У всех, кто знал мать, дети Толстые расспрашивали о ней. Им говорили, что она не была красавицей: мужские брови кустом, грубоватые черты и не слишком изящная походка – вперед всем корпусом, как ходят женщины на сносях. Может, потому и вышла замуж только к 32 годам, хотя состояние было немалое. Тетушки рассказывали Маше, что мать ее была золотое сердце, всем старалась помочь, много молилась, и за это Господь и послал ей долгожданную любовь. И она очень берегла ее. Наверное, с юности боялась, что ее выдадут за старика, просто чтобы выдать, но, к счастью, отец ее был хоть и строгий, но далеко не глупый. Рано оставшись вдовцом, он очень полюбил дочь – свою единственную, и не спешил, понимая, что с ее состоянием рано или поздно жених найдется. И оказался прав. Николай Ильич был подполковник, участник войны 1812 года и заграничных походов русских войск. Они оба любили поэзию, вели поэтические альбомы, а Мария Николаевна сама сочиняла стихи, чаще всего посвященные ее обожаемому мужу. Своего первенца Коко она хотела так воспитать, чтобы походил на отца не только именем, но и храбростью – за хорошее поведение давала ему подержать отцовскую саблю.

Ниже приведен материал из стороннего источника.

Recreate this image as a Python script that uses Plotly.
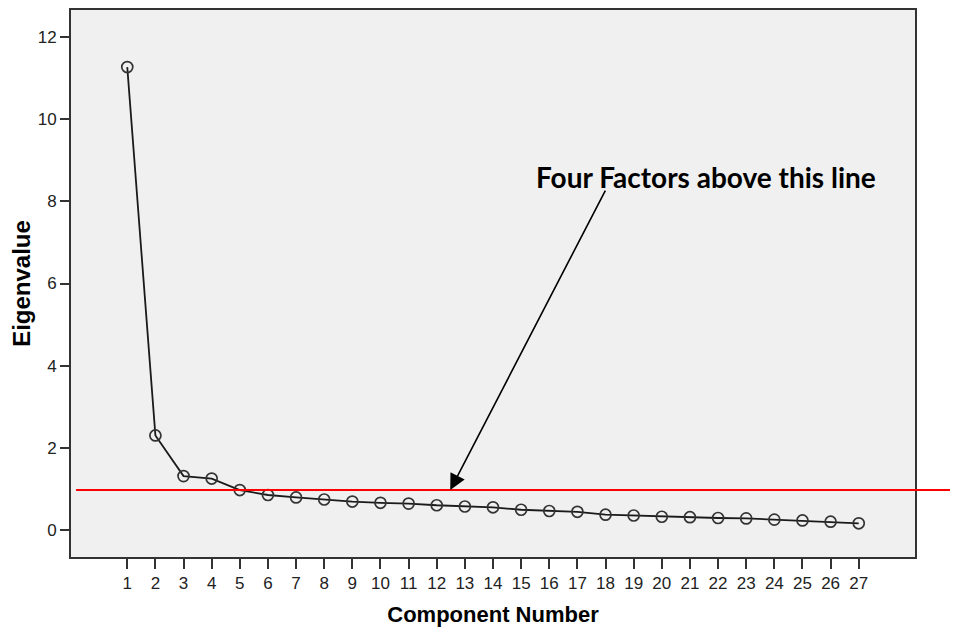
import plotly.graph_objects as go

components = list(range(1, 28))
eigenvalues = [11.27, 2.30, 1.31, 1.25, 0.97, 0.85, 0.79, 0.74, 0.69, 0.66,
               0.64, 0.60, 0.57, 0.55, 0.49, 0.46, 0.44, 0.37, 0.35, 0.32,
               0.31, 0.29, 0.28, 0.25, 0.23, 0.20, 0.16]
cutoff = 0.97
y_ticks = [0, 2, 4, 6, 8, 10, 12]
annotation_text = "Four Factors above this line"

fig = go.Figure()
fig.add_trace(go.Scatter(
    x=components, y=eigenvalues, mode="lines+markers",
    line=dict(color="#1a1a1a", width=1.8),
    marker=dict(symbol="circle-open", size=11, color="#333333", line=dict(width=1.7)),
    showlegend=False, hoverinfo="x+y",
))

# Red cutoff line extending beyond the plot area to the right
fig.add_shape(type="line", xref="paper", yref="y",
              x0=0.006, x1=1.06, y0=cutoff, y1=cutoff,
              line=dict(color="#ff0000", width=2), layer="above")

# Text label
fig.add_annotation(x=21.56, y=8.6, xref="x", yref="y", text=f"<b>{annotation_text}</b>",
                   showarrow=False, font=dict(family="Lato", size=28, color="#000000"))
# Arrow
fig.add_annotation(x=12.48, y=cutoff, xref="x", yref="y",
                   ax=18.02, ay=8.3, axref="x", ayref="y",
                   text="", showarrow=True, arrowhead=2, arrowsize=2.0,
                   arrowwidth=1.6, arrowcolor="#000000", standoff=0, startstandoff=0)

axis_common = dict(showline=True, linecolor="#333333", linewidth=2, mirror=True,
                   ticks="outside", tickcolor="#333333", tickwidth=1.5,
                   showgrid=False, zeroline=False,
                   tickfont=dict(family="Liberation Sans", size=17, color="#222222"))

fig.update_xaxes(range=[-1, 29], tickmode="array", tickvals=components,
                 ticktext=[str(c) for c in components], ticklen=10,
                 title=dict(text="<b>Component Number</b>", standoff=18,
                            font=dict(family="Liberation Sans", size=22, color="#000000")),
                 **axis_common)
fig.update_yaxes(range=[-0.66, 12.66], tickmode="array", tickvals=y_ticks,
                 ticktext=[str(t) for t in y_ticks], ticklen=9,
                 title=dict(text="<b>Eigenvalue</b>", standoff=8,
                            font=dict(family="Liberation Sans", size=24, color="#000000")),
                 **axis_common)

# page body has an 8px margin, so the figure is sized to fit the window
fig.update_layout(
    width=950, height=619,
    margin=dict(l=63, r=43, t=0, b=65),
    plot_bgcolor="#f0f0f0", paper_bgcolor="#ffffff",
    font=dict(family="Liberation Sans"),
)

fig.write_html("out.html")
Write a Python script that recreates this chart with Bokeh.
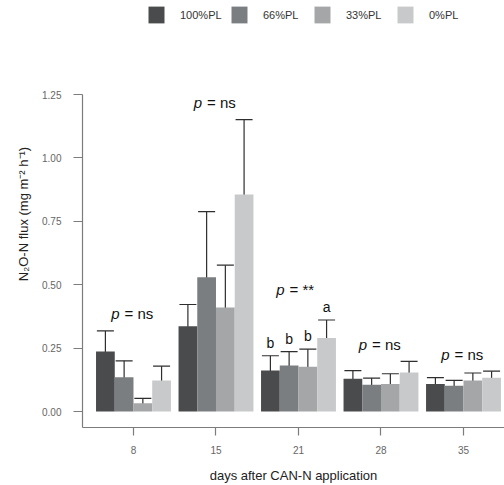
from bokeh.plotting import figure
from bokeh.models import (ColumnDataSource, Whisker, Legend, LegendItem, FixedTicker,
                          Range1d, TeeHead, NumeralTickFormatter)
from bokeh.core.properties import value
from bokeh.embed import file_html
from bokeh.resources import INLINE

# ---------------- data ----------------
days = ["8", "15", "21", "28", "35"]
treatments = ["100%PL", "66%PL", "33%PL", "0%PL"]

mean_100 = [0.237, 0.336, 0.162, 0.129, 0.109]
mean_66 = [0.135, 0.530, 0.182, 0.106, 0.102]
mean_33 = [0.033, 0.410, 0.177, 0.109, 0.122]
mean_0 = [0.122, 0.856, 0.290, 0.154, 0.133]

se_100 = [0.081, 0.086, 0.058, 0.032, 0.025]
se_66 = [0.065, 0.258, 0.054, 0.026, 0.021]
se_33 = [0.019, 0.167, 0.069, 0.040, 0.030]
se_0 = [0.057, 0.295, 0.071, 0.044, 0.026]

p_labels = ["ns", "ns", "**", "ns", "ns"]
letters_day21 = ["b", "b", "b", "a"]
y_ticks = [0.0, 0.25, 0.5, 0.75, 1.0, 1.25]

colors = ["#4a4b4d", "#7b7e80", "#a4a6a7", "#c8c9ca"]
FONT = "Liberation Sans"

means = [mean_100, mean_66, mean_33, mean_0]
ses = [se_100, se_66, se_33, se_0]

# ---------------- figure ----------------
Y0, Y1 = -0.063, 1.621
p = figure(width=504, height=485, output_backend="svg", toolbar_location=None,
           x_range=Range1d(0.382, 5.497), y_range=Range1d(Y0, Y1),
           min_border_left=82, min_border_right=0, min_border_top=0,
           min_border_bottom=58)
p.outline_line_color = None
p.xgrid.visible = False
p.ygrid.visible = False
p.background_fill_color = "white"

bar_w = 0.227
group_x = [i + 1 for i in range(len(days))]
renderers = []
uppers_all = []
for j, t in enumerate(treatments):
    xs = [g + (j - 1.5) * bar_w for g in group_x]
    lower = [m - s for m, s in zip(means[j], ses[j])]
    upper = [m + s for m, s in zip(means[j], ses[j])]
    uppers_all.append(upper)
    src = ColumnDataSource(dict(x=xs, top=means[j], lower=lower, upper=upper))
    r = p.vbar(x="x", top="top", bottom=0, width=bar_w, source=src,
               fill_color=colors[j], line_color=None)
    renderers.append(r)
    w = Whisker(base="x", lower="lower", upper="upper", source=src, dimension="height",
                line_color="#2e2e2e", line_width=1.2,
                upper_head=TeeHead(size=17, line_color="#2e2e2e", line_width=1.2),
                lower_head=TeeHead(size=17, line_color="#2e2e2e", line_width=1.2))
    p.add_layout(w)

# p-value annotations
group_top = [max(u[i] for u in uppers_all) for i in range(len(days))]
p_y_off = [-17 if lab != "**" else -30 for lab in p_labels]
src_p = ColumnDataSource(dict(x=group_x, y=group_top, txt=["= " + l for l in p_labels],
                              yo=p_y_off))
p.text(x="x", y="y", text=value("p"), source=src_p, x_offset=-14, y_offset="yo",
       text_align="right", text_baseline="middle", text_font=value(FONT),
       text_font_style="italic", text_font_size="15px", text_color="#111111")
p.text(x="x", y="y", text="txt", source=src_p, x_offset=-9, y_offset="yo",
       text_align="left", text_baseline="middle", text_font=value(FONT),
       text_font_size="15px", text_color="#111111")

# significance letters for day 21
gi = days.index("21")
src_l = ColumnDataSource(dict(
    x=[group_x[gi] + (j - 1.5) * bar_w for j in range(len(treatments))],
    y=[uppers_all[j][gi] for j in range(len(treatments))],
    txt=letters_day21))
p.text(x="x", y="y", text="txt", source=src_l, y_offset=-13,
       text_align="center", text_baseline="middle", text_font=value(FONT),
       text_font_size="14px", text_color="#111111")

# axes
axis_col = "#7c7c7c"
p.xaxis.ticker = FixedTicker(ticks=group_x)
p.xaxis.major_label_overrides = {g: d for g, d in zip(group_x, days)}
p.xaxis.axis_label = "days after CAN-N application"
p.yaxis.ticker = FixedTicker(ticks=y_ticks)
p.yaxis.formatter = NumeralTickFormatter(format="0.00")
p.yaxis.bounds = (Y0, y_ticks[-1])
p.yaxis.axis_label = "N\u2082O-N flux (mg m\u207b\u00b2 h\u207b\u00b9)"

for ax in (p.xaxis[0], p.yaxis[0]):
    ax.axis_line_color = axis_col
    ax.axis_line_width = 1.2
    ax.major_tick_line_color = axis_col
    ax.major_tick_line_width = 1.2
    ax.major_tick_in = 0
    ax.minor_tick_line_color = None
    ax.major_label_text_font = FONT
    ax.major_label_text_font_size = "10px"
    ax.major_label_text_color = "#666666"
    ax.axis_label_text_font = FONT
    ax.axis_label_text_font_size = "13px"
    ax.axis_label_text_font_style = "normal"
    ax.axis_label_text_color = "#222222"

p.xaxis.major_tick_out = 8
p.xaxis.major_label_standoff = 10
p.xaxis.axis_label_standoff = 11
p.yaxis.major_tick_out = 9
p.yaxis.major_label_standoff = 12
p.yaxis.axis_label_standoff = 8

# legend (inside the frame, above the y-axis bounds)
legend = Legend(items=[LegendItem(label=t, renderers=[r]) for t, r in zip(treatments, renderers)],
                orientation="horizontal", location=(64, 402),
                glyph_width=20, glyph_height=21, label_standoff=14, label_width=44,
                spacing=5, padding=0, margin=0, border_line_color=None,
                background_fill_alpha=0, label_text_font=FONT,
                label_text_font_size="11px", label_text_color="#333333")
p.add_layout(legend)

open("out.html", "w").write(file_html(p, INLINE))
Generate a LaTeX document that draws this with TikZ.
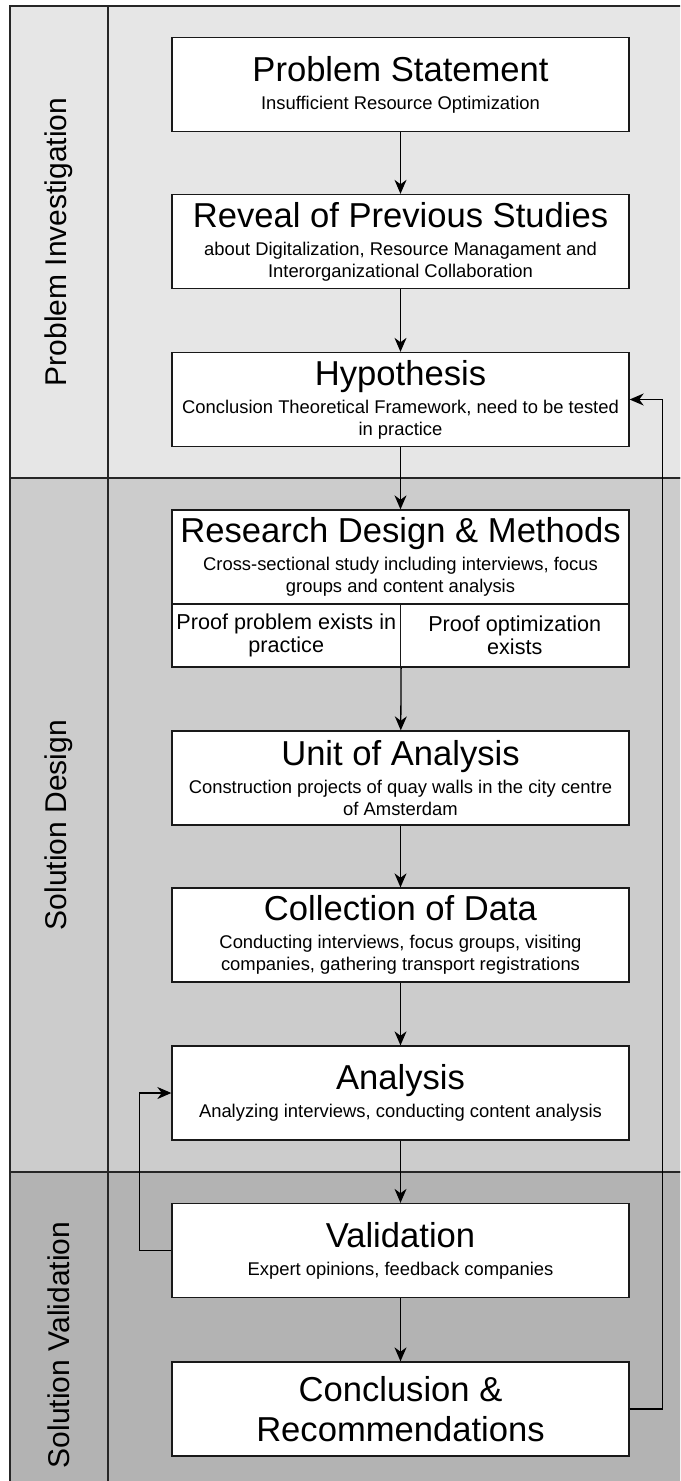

Маша знала, что мать все любили, и тоже хотела быть доброй и терпеливой, но получалось далеко не всегда. Ее, младшую, в семье баловали. Братья покрывали ее шалости, тетки и бабка Пелагея жалели сиротинушку и учили всему, что знали сами: молитвам, рукоделию, игре на фортепиано, играли с ней в бирюльки, раскладывали пасьянсы. Отец тоже был особенно нежен с ней – единственной девочкой. Она росла не то чтобы очень капризной, но с характером, могла вспылить или затаить обиду. Брат Левочка как-то признался, что в минуты грусти молится душе покойной маменьки, и тогда Маше тоже стало казаться, будто мать все видит с небес. Теперь после ссор или обид она уходила к себе, брала старые четки, молилась Богу, как ее учили тетушки, и с чувством шептала: «Боже, помилуй мя, маменька, простите мя».


М. Н. Толстая.

Дагерротип А. Я. Давиньона.

1840-е гг.


Отец редко бывал дома. После смерти жены он продолжал разъезжать по делам имений, подолгу пропадал на охоте, и дети ждали его появления как праздника. Перед обедом вся семья обычно собиралась в большой гостиной, где на стенах висели портреты предков, среди которых огромный черный и таинственный – женщины с четками и книгой. Портрет этот и притягивал, и пугал Машу, она подолгу разглядывала его, даже просила няню поставить ее на стул, чтобы лучше видеть. Это была ее прабабка по отцу – монахиня Афанасия. От самого этого имени, от старинных букв в книге, к которой была протянута рука женщины, от ее одежд и особенно от лежащего на столе черепа – веяло чем-то жутковатым и очень притягательным. Машу с детства манили рассказы странников, церковные истории о чудесах и подвигах святых. Она внимательно изучила портрет и порой, когда в гостиной менялся свет, ей казалось, что женщина в черном смотрит прямо на нее, словно что-то хочет ей сказать, позвать куда-то.